If you haven't read the readme and blog post for char-rnn, head on over there before going any further.
This fork alters the original char-rnn in order to work with words instead of characters. I've also included a heavy metal lyrics dataset, as an example of a situation where this works pretty well.
##The Bad News
Since using words instead of characters blows up the size of vocabulary, memory is a big issue. Given the same graphics card, you will almost always get better results on the character level, because on the word level you will need to train on a much smaller network. Unless you're GPU is much fancier than mine. The word level split works well for a very narrow range of datasets, which are large but contain a minimal number of words. I've included a dataset of heavy metal lyrics which produces fun results when trained with default values. To get the memory usage down, you need to reduce either rnn_size or seq_length.

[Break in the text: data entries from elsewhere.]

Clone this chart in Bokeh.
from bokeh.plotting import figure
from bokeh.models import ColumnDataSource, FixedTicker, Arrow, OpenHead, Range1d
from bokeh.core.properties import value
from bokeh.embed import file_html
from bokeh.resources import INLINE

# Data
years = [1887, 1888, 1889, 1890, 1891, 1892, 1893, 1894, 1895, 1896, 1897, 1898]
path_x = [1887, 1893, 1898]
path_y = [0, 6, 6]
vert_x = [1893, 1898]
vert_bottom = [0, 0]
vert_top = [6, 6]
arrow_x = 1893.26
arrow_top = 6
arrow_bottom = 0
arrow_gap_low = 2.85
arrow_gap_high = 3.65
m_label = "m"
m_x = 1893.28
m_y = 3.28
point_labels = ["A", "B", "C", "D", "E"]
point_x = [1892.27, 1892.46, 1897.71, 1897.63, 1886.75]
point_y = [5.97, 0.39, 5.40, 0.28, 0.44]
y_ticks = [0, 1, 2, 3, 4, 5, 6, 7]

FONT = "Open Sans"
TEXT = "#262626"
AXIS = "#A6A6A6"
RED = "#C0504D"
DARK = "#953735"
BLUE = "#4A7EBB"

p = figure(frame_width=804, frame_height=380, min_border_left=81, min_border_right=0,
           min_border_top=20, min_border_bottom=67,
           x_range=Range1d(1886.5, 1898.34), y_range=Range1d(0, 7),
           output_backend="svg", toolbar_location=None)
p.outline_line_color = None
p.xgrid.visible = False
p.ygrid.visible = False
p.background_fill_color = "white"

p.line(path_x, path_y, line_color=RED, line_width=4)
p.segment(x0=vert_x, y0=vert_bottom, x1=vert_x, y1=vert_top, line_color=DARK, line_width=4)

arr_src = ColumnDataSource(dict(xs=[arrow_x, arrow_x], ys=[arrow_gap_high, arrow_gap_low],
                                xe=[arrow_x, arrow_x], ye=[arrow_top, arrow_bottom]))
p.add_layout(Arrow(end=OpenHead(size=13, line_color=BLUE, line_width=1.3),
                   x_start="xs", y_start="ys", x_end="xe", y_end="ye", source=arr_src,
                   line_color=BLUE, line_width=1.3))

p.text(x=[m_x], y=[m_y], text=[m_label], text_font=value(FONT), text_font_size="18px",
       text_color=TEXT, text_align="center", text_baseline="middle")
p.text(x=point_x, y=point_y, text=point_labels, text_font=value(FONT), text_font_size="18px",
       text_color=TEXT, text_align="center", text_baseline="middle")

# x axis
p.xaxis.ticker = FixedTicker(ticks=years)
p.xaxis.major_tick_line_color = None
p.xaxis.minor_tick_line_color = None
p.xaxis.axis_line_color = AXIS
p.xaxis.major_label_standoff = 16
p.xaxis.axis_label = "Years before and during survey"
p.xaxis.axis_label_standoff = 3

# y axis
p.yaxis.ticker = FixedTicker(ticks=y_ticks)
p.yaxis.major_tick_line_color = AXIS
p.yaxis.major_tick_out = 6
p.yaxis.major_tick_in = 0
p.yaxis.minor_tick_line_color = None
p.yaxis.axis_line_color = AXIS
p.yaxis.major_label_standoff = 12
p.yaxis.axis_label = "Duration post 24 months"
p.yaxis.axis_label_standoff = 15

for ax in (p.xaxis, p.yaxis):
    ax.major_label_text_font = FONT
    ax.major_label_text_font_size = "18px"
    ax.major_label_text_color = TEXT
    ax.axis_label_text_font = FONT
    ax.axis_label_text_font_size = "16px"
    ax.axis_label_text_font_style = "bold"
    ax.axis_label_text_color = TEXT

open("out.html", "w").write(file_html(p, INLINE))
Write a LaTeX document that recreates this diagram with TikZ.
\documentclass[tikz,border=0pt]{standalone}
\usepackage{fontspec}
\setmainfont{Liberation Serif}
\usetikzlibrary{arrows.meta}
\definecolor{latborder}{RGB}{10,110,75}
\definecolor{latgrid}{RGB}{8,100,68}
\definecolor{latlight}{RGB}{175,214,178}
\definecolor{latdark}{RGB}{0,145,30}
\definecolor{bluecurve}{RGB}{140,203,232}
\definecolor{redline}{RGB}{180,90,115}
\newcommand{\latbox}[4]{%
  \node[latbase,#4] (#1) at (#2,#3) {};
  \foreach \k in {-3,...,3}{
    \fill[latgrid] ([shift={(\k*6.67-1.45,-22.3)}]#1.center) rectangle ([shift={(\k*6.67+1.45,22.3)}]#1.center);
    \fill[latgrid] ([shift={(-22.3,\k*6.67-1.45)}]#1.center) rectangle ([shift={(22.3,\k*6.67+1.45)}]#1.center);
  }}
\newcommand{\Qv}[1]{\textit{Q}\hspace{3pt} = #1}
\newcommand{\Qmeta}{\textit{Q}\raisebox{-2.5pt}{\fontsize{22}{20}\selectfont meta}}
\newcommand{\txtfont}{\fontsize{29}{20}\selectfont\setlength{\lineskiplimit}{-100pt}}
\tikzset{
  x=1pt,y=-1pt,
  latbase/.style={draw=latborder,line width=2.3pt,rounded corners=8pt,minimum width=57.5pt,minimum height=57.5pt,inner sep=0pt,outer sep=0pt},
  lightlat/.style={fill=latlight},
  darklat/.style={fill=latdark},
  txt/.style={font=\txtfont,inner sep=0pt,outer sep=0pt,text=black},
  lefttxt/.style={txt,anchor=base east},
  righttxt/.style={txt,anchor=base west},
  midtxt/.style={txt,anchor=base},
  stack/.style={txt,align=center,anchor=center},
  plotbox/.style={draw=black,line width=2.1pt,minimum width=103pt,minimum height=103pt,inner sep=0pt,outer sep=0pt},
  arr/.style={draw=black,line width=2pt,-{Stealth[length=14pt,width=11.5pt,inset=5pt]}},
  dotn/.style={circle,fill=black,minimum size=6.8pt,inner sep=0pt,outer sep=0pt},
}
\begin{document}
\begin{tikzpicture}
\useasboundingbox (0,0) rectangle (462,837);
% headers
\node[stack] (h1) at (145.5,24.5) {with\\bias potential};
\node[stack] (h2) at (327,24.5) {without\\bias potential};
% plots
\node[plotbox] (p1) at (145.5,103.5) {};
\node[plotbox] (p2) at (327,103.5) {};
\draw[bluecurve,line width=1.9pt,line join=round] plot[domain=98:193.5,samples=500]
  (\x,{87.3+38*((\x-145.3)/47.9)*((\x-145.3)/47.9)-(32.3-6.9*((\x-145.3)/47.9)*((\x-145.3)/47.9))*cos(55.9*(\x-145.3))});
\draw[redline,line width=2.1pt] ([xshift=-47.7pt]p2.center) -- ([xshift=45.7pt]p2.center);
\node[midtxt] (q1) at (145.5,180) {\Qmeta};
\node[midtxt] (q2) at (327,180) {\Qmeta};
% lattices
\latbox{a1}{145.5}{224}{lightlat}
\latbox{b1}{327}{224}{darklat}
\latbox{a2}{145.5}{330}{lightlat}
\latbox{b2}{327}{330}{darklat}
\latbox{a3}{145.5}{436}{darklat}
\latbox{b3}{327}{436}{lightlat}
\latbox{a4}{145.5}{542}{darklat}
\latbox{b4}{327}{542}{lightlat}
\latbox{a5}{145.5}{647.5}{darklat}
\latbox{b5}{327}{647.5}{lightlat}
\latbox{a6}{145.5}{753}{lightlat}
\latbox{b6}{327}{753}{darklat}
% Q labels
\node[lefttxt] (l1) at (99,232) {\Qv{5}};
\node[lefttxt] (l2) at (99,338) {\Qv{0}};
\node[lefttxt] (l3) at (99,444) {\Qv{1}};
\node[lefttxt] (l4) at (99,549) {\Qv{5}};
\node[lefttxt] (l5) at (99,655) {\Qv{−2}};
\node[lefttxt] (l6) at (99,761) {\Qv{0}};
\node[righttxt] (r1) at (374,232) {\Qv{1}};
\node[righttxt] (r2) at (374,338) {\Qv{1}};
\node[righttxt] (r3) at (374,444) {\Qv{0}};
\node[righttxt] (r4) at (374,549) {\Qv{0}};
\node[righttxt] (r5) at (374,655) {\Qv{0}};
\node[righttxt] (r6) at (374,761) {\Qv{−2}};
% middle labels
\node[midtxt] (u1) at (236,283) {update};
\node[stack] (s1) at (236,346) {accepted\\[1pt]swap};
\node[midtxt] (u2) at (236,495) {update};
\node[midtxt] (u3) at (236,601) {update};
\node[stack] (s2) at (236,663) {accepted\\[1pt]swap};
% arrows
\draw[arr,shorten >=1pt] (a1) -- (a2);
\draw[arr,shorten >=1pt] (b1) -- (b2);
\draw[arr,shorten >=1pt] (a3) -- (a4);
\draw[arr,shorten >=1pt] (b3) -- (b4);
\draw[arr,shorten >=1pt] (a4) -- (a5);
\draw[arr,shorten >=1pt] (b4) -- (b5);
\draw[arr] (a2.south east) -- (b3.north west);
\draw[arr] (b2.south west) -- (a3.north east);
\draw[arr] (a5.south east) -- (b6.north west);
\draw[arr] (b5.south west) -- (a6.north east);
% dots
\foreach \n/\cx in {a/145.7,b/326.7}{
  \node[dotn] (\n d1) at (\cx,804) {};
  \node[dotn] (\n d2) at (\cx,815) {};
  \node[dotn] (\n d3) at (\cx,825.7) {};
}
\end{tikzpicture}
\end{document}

Fortunately, since we are on the word level we get a lot more bang from our buck out of our seq_length. Still, if you reduce it below 4, the results start to look a lot like a string of random words. Also, I've stripped out all punctuation to reduce the vocabulary size. This shouldn't be a big deal to add back in, and I might do so at some point.
##The Good News
This approach removes all spelling mistakes, and it does seem to generate more coherent heavy metal songs, even though I couldn't get the validation loss anywhere near as low as I could with the char level network.